Monday, 6 April 2009

My First Encounter With Choux Pastry

Choux pastry - When I read how everyone advises using a machine instead of hand-beating the dough, I was seriously doubtful if I would succeed the primitive way. I gave it a shot anyway as I was dying to try something new this morning, half expecting the dough to not puff up at all during baking due to potential under-beating.

Guess what? I thought wrongly, the dough was a lot more forgiving.

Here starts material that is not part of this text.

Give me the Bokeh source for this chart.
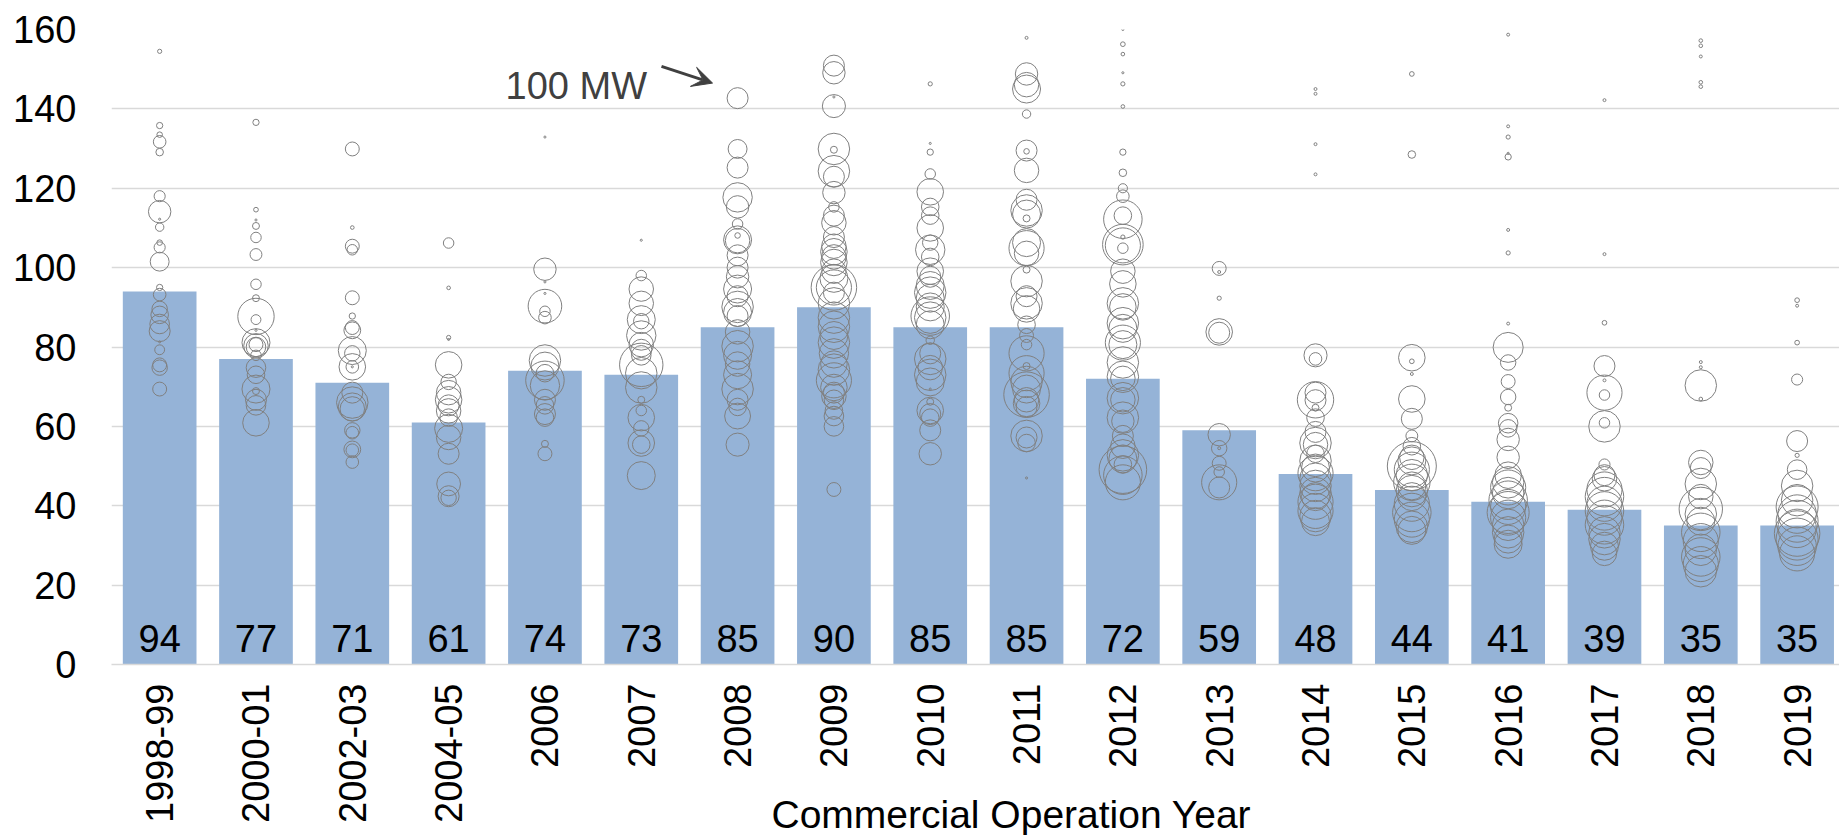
import math
from bokeh.plotting import figure
from bokeh.models import ColumnDataSource, Range1d, FixedTicker, Label, Arrow, VeeHead, Title
from bokeh.embed import file_html
from bokeh.resources import INLINE
from bokeh.core.properties import value

categories = ["1998-99", "2000-01", "2002-03", "2004-05", "2006", "2007", "2008", "2009",
              "2010", "2011", "2012", "2013", "2014", "2015", "2016", "2017", "2018", "2019"]
bar_values = [94, 77, 71, 61, 74, 73, 85, 90, 85, 85, 72, 59, 48, 44, 41, 39, 35, 35]

# individual projects: value and capacity (MW) per category
y_1998_99 = [154.5, 135.8, 133.5, 131.7, 129.1, 118.0, 114.1, 112.2, 110.2, 106.3, 105.1, 101.5, 95.0,
             93.2, 89.6, 88.1, 85.8, 84.0, 81.3, 79.3, 75.5, 74.8, 69.4]
mw_1998_99 = [4, 9, 7, 36, 13, 28, 114, 1, 16, 7, 28, 81, 9, 36, 54, 70, 87, 100, 1, 22, 44, 54, 44]

y_2000_01 = [136.6, 114.6, 112.0, 110.5, 107.6, 103.3, 95.8, 92.3, 87.7, 86.9, 84.2, 81.1, 80.3, 80.0,
             80.6, 77.9, 74.8, 73.0, 69.4, 68.9, 66.7, 65.3, 60.9]
mw_2000_01 = [9, 5, 1, 11, 25, 32, 25, 11, 300, 22, 1, 178, 136, 87, 44, 25, 87, 70, 178, 11, 100, 87, 160]

y_2002_03 = [129.9, 110.1, 105.4, 104.5, 92.4, 87.8, 84.9, 84.2, 79.1, 78.4, 75.0, 75.0, 75.0, 68.5,
             66.0, 64.9, 64.4, 59.0, 58.4, 54.2, 54.0, 51.0]
mw_2002_03 = [44, 3, 44, 25, 44, 9, 44, 64, 178, 54, 160, 36, 1, 100, 225, 178, 136, 54, 36, 64, 36, 36]

y_2004_05 = [106.2, 94.9, 82.4, 81.9, 75.5, 71.2, 68.5, 66.7, 65.3, 63.9, 62.2, 59.5, 57.2, 53.1,
             45.5, 42.4, 42.0]
mw_2004_05 = [25, 3, 4, 1, 160, 54, 136, 160, 100, 136, 70, 178, 136, 100, 128, 100, 54]

y_2006 = [132.9, 99.6, 96.4, 93.5, 90.3, 89.0, 87.4, 76.6, 75.2, 73.4, 71.6, 70.3, 66.7, 65.3, 63.1,
          62.2, 55.6, 53.1]
mw_2006 = [1, 114, 1, 1, 256, 25, 36, 225, 178, 70, 336, 196, 100, 70, 100, 70, 11, 44]

y_2007 = [106.9, 98.0, 94.6, 91.0, 86.9, 86.5, 82.9, 80.6, 79.3, 77.9, 75.5, 73.4, 69.8, 66.7, 64.0,
          62.2, 59.5, 55.8, 55.4, 47.6]
mw_2007 = [1, 25, 136, 136, 178, 54, 196, 136, 100, 87, 427, 225, 225, 11, 25, 160, 54, 160, 70, 178]

y_2008 = [142.7, 129.9, 125.2, 117.7, 115.3, 111.0, 108.1, 107.0, 106.8, 103.1, 100.0, 97.7, 94.6,
          92.8, 90.1, 88.7, 87.8, 83.8, 80.2, 77.9, 75.7, 73.0, 69.4, 66.7, 64.9, 62.6, 55.4]
mw_2008 = [100, 81, 100, 196, 114, 25, 7, 178, 136, 100, 100, 114, 178, 100, 225, 178, 100, 136, 225,
           178, 136, 178, 225, 100, 70, 152, 121]

y_2009 = [150.9, 149.1, 143.0, 140.7, 129.9, 129.7, 124.3, 122.9, 118.9, 115.3, 113.1, 111.3, 107.7,
          105.4, 104.0, 102.7, 101.3, 99.1, 97.3, 95.0, 95.0, 93.7, 91.0, 87.4, 85.1, 82.9, 81.1, 78.4,
          75.7, 74.3, 71.6, 69.8, 68.5, 67.6, 66.7, 64.0, 62.6, 60.0, 44.1]
mw_2009 = [100, 114, 1, 121, 225, 11, 225, 100, 114, 25, 100, 136, 100, 136, 160, 136, 160, 136, 178,
           470, 280, 100, 225, 225, 225, 178, 225, 196, 160, 225, 280, 160, 100, 136, 87, 70, 87, 87, 44]

y_2010 = [146.3, 131.3, 129.1, 123.6, 119.1, 115.3, 113.1, 110.0, 106.3, 104.5, 102.7, 99.1, 97.7,
          95.5, 93.7, 92.3, 90.1, 87.8, 87.4, 85.6, 81.7, 78.4, 77.0, 74.8, 73.0, 71.2, 69.4, 66.2,
          64.0, 63.1, 62.2, 59.0, 53.1]
mw_2010 = [4, 1, 9, 25, 160, 70, 70, 160, 54, 196, 70, 160, 100, 178, 225, 178, 178, 336, 225, 178,
           16, 100, 225, 136, 225, 178, 1, 11, 160, 100, 70, 100, 114]

y_2011 = [157.9, 148.8, 146.1, 145.0, 138.7, 129.5, 129.3, 124.5, 117.1, 114.4, 113.5, 112.4, 106.3,
          104.9, 103.6, 99.5, 96.6, 92.8, 91.0, 89.6, 85.6, 82.9, 80.6, 78.4, 75.2, 73.4, 71.2, 69.4,
          68.0, 66.7, 65.8, 64.9, 57.6, 57.2, 55.8, 47.0]
mw_2011 = [2, 114, 136, 178, 16, 100, 7, 136, 100, 225, 178, 11, 178, 280, 136, 11, 225, 100, 225,
           160, 70, 44, 25, 280, 11, 280, 225, 178, 470, 136, 160, 100, 225, 100, 70, 1]

y_2012 = [160.0, 156.3, 153.8, 149.1, 146.3, 140.6, 129.1, 123.9, 120.0, 118.0, 113.1, 112.2, 107.7,
          105.8, 105.6, 104.9, 99.1, 95.9, 91.0, 90.1, 86.0, 84.7, 81.1, 80.6, 76.1, 72.5, 72.1, 67.1,
          66.7, 62.2, 61.3, 57.6, 55.0, 52.7, 51.8, 50.4, 49.1, 47.7, 45.9]
mw_2012 = [1, 5, 3, 1, 4, 3, 9, 13, 19, 36, 70, 336, 4, 374, 280, 25, 136, 160, 225, 160, 225, 178,
           280, 178, 225, 225, 136, 225, 136, 225, 114, 100, 136, 225, 178, 70, 514, 336, 280]

y_2013 = [99.8, 98.9, 92.3, 83.8, 83.6, 57.9, 54.5, 54.5, 50.7, 48.5, 45.9, 44.6]
mw_2013 = [44, 2, 4, 160, 100, 114, 2, 54, 44, 25, 280, 100]

y_2014 = [145.0, 143.8, 131.1, 123.5, 77.9, 77.0, 68.5, 66.7, 66.6, 64.7, 62.2, 58.6, 55.8, 55.4,
          53.1, 51.3, 49.5, 48.2, 46.8, 45.0, 43.2, 42.3, 41.0, 38.7, 37.4, 36.0]
mw_2014 = [2, 2, 2, 2, 121, 36, 100, 300, 100, 11, 70, 100, 225, 136, 70, 225, 178, 280, 225, 225,
           225, 178, 280, 280, 225, 178]

y_2015 = [148.8, 128.5, 77.3, 76.4, 73.2, 66.9, 61.9, 57.6, 55.0, 52.2, 51.3, 50.0, 49.1, 47.7, 45.9,
          45.0, 43.7, 42.3, 40.5, 38.3, 36.5, 34.7, 33.8]
mw_2015 = [5, 13, 160, 5, 2, 160, 100, 32, 70, 136, 178, 545, 280, 225, 300, 178, 225, 178, 280, 336,
           280, 225, 178]

y_2016 = [158.7, 135.6, 132.9, 128.8, 127.9, 109.5, 103.7, 85.9, 79.9, 76.1, 71.3, 67.4, 64.7, 60.8,
          59.5, 56.7, 52.2, 47.7, 45.9, 44.6, 43.2, 41.4, 39.7, 38.3, 37.0, 35.2, 33.3, 31.6, 30.3]
mw_2016 = [2, 2, 4, 1, 9, 2, 4, 2, 205, 54, 44, 54, 11, 87, 70, 114, 114, 160, 225, 280, 225, 336,
           280, 400, 280, 225, 225, 178, 178]

y_2017 = [142.2, 103.4, 86.1, 75.2, 71.6, 68.5, 67.9, 60.9, 60.0, 50.4, 47.7, 46.8, 44.1, 42.3, 40.5,
          38.7, 37.0, 35.2, 33.3, 31.6, 29.8, 28.0]
mw_2017 = [2, 2, 5, 100, 2, 280, 25, 25, 225, 28, 100, 136, 280, 336, 280, 336, 280, 336, 225, 225,
           178, 136]

y_2018 = [157.2, 155.9, 153.2, 146.7, 145.6, 76.2, 74.9, 70.3, 66.9, 50.9, 49.5, 45.5, 42.3, 39.2,
          37.9, 36.1, 33.3, 31.1, 28.9, 27.1, 25.3, 23.5]
mw_2018 = [3, 3, 2, 3, 3, 2, 2, 225, 3, 136, 100, 225, 136, 427, 225, 178, 336, 280, 225, 336, 280, 225]

y_2019 = [91.8, 90.4, 81.1, 71.8, 56.3, 52.7, 49.1, 45.0, 41.4, 39.7, 37.9, 36.1, 34.3, 33.0, 31.6,
          29.8, 28.0]
mw_2019 = [5, 2, 5, 28, 100, 4, 87, 225, 225, 400, 336, 400, 336, 470, 400, 336, 280]

project_values = [y_1998_99, y_2000_01, y_2002_03, y_2004_05, y_2006, y_2007, y_2008, y_2009, y_2010,
                  y_2011, y_2012, y_2013, y_2014, y_2015, y_2016, y_2017, y_2018, y_2019]
project_mw = [mw_1998_99, mw_2000_01, mw_2002_03, mw_2004_05, mw_2006, mw_2007, mw_2008, mw_2009,
              mw_2010, mw_2011, mw_2012, mw_2013, mw_2014, mw_2015, mw_2016, mw_2017, mw_2018, mw_2019]

FONT = "Liberation Sans"
n = len(categories)
idx = list(range(n))

bx, by, bs = [], [], []
for i, (vals, mws) in enumerate(zip(project_values, project_mw)):
    for v, m in zip(vals, mws):
        bx.append(i)
        by.append(v)
        bs.append(2.1 * math.sqrt(m))
bubbles = ColumnDataSource(dict(x=bx, y=by, size=bs))
bars = ColumnDataSource(dict(x=idx, top=bar_values, label=[str(v) for v in bar_values]))

p = figure(width=1839, height=835, output_backend="svg", toolbar_location=None,
           x_range=Range1d(-0.5, 17.44), y_range=Range1d(0, 160),
           min_border_left=111, min_border_right=0, min_border_top=29, min_border_bottom=171)
p.outline_line_color = None
p.background_fill_color = "white"
p.border_fill_color = "white"

p.vbar(x="x", top="top", width=0.765, source=bars, fill_color="#95B3D7", line_color=None)
p.scatter(x="x", y="y", size="size", source=bubbles, marker="circle", fill_color=None,
          line_color="#808080", line_width=1)
p.text(x="x", y=0, text="label", source=bars, y_offset=-26, text_align="center",
       text_baseline="alphabetic", text_font=value(FONT), text_font_size="38px", text_color="black")

p.xgrid.grid_line_color = None
p.ygrid.grid_line_color = "#d9d9d9"
p.ygrid.grid_line_width = 1.3
p.yaxis.ticker = FixedTicker(ticks=list(range(0, 161, 20)))
p.yaxis.axis_line_color = None
p.yaxis.major_tick_line_color = None
p.yaxis.major_tick_out = 0
p.yaxis.major_tick_in = 0
p.yaxis.minor_tick_line_color = None
p.yaxis.major_label_text_font = FONT
p.yaxis.major_label_text_font_size = "38px"
p.yaxis.major_label_text_color = "black"
p.yaxis.major_label_standoff = 35

p.xaxis.ticker = FixedTicker(ticks=idx)
p.xaxis.major_label_overrides = {i: c for i, c in enumerate(categories)}
p.xaxis.major_label_orientation = math.pi / 2
p.xaxis.axis_line_color = "#d9d9d9"
p.xaxis.axis_line_width = 1.5
p.xaxis.major_tick_line_color = None
p.xaxis.major_tick_out = 0
p.xaxis.major_tick_in = 0
p.xaxis.minor_tick_line_color = None
p.xaxis.major_label_text_font = FONT
p.xaxis.major_label_text_font_size = "38px"
p.xaxis.major_label_text_color = "black"
p.xaxis.major_label_standoff = 19

p.add_layout(Title(text="Commercial Operation Year", align="left", offset=660, vertical_align="top",
                   standoff=-66, text_font=FONT, text_font_size="39px", text_font_style="normal",
                   text_color="black"), "below")

p.add_layout(Label(x=5.06, y=145.8, text="100 MW", text_align="right", text_baseline="alphabetic",
                   text_font=FONT, text_font_size="38px", text_color="#404040"))
p.add_layout(Arrow(x_start=5.21, y_start=150.7, x_end=5.74, y_end=146.5, line_color="#404040",
                   line_width=3, end=VeeHead(size=20, fill_color="#404040", line_color="#404040")))

open("out.html", "w").write(file_html(p, INLINE))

Really, I didn't do much work at all - I gave it the minimum beating required with a wooden spoon till all the ingredients come together, it took less than 5 minutes and my arm was far from tired! I was thrilled to see them puffing up beautifully in the oven.

I divided the dough into 2 batches after combining the eggs: 1 batch I left plain to be used for dessert and the other mixed with grated comte and parmesan and pepper to be served as gougeres.

The gougeres turned out beautifully! Yes, the more and the stronger the cheese, the better they taste.

For dessert, I filled some of the plain ones with a simple coffee cream and some with leftover lemon curd, topped with a shower of icing sugar. That worked just as wonderfully.

PS. I used Pierre Herme's recipe for choux pastry but baked at 200 degree Celsius for 20 minutes.

Friday, 3 April 2009

Easy No-Fail Chocolate Tarts

Makes 4 10-cm tarts

1 ready-to-use pate sablee (cut to fit 4 individual-sized tart moulds)


100g bittersweet chocolate, broken into small chunks
1/4 cup heavy cream
1 tablespoon salted butter
1 tablespoon granulated sugar

Bake tart shells till golden brown (about 12 minutes at 180 degree Celcius) and let cool to room temperature. Heat cream and butter till just before boiling point. Add chocolate and stir till melted and well combined. Mix in the sugar. Pour into tart shells and chill till set. Enjoy!